Lokasi Hutan  Dayak Abay Sembuak  berjarak  6 km dari pusat kota Malinau kerap menjadi incaran perusahaan  untuk dikonversi. Masyarakat telah menolak setidaknya empat perusahaan HPH dan HTI yang mengantongi izin konsesi. Tingginya ancaman konversi lahan oleh privat memotivasi masyarakat adat DAS  melalui PPHA-DAS untuk melindungi wilayah adatnya berupa bentangan tanah, air, sungai, danau, hutan dan ekosistem agar dimanfaatkan bersama selaras dengan tradisi dan  kearifan lokal.

Keanekaragaman hayati hutan adat Dayak Sembuak seluas 64.203 ha memiliki kemiripan dengan Taman Nasional Kelian Mentarang. Dari identifikasi, setidaknya hutan adat Abay Sembuak memiliki tujuh jenis tanaman penyedap rasa, 17 tanaman obat, empat  jenis kayu untuk penyembuhan, 42 pohon buah, sembilan jenis rambutan, tujuh jenis mangga, delapan jenis durian, 10 jenis padi ladang, delapan jenis padi ketan. Ikan Sungai Sembuak ada 65 jenis, 26 jenis burung, 51 hewan melata dan ampibi serta 40 jenis fauna lainnya, termasuk 15 diantaranya fauna dilindungi.

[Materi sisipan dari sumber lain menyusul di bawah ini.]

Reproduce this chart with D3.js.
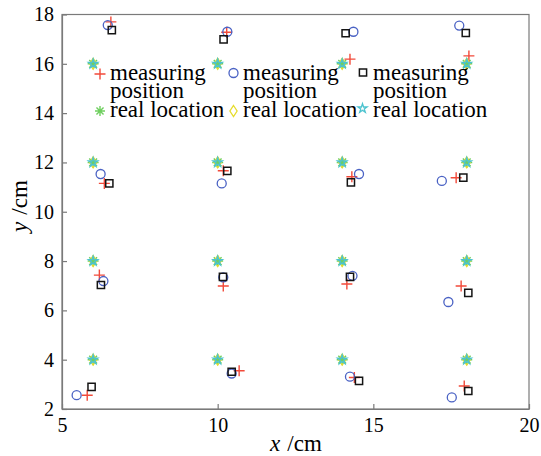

Secara swadaya, pengelolaan wilayah adat DAS selalu melibatkan pemuda adat.  Merujuk pada peraturan adat, mereka aktif melakukan penyelamatan dan pengamanan wilayah adat dengan tiga pos jaga, pembuatan zonasi kawasan  meliputi Tanah Femagunan (Areal pemekaran pemukiman), Tana Umo ( Tanah perladangan), Tana Malayang (Tanah persawahan), Tana Kabayagan (Hutan untuk kehidupan/mata pencaharian), Tana Sunnu  (Hutan untuk destinasi wisata) dan Tana Togomon (Tanah Terlarang/Keramat). Warga  aktif mengkonservasi flora, menerapkan larangan pemakaian  racun ikan, pengambilan kayu hutan, perburuan satwa dan penerapan sanksi adat bagi pelanggar.

Dengan upaya yang dilakukan, aktifitas penebangan, perburuan dan pengambilan ikan dengan bom berkurang. Sehingga hutan adat tetap lestari. Penghargaan Kalpataru sebagai penguat  semangat  untuk menjaga wilayah. Bagi mereka, hutan adat adalah jantung dan nadi kehidupan. Keberlanjutan hutan adat harus terjaga untuk generasi selanjutnya, karena jika hutan hilang maka masyarakat adat Dayak Abay pun terancam hilang.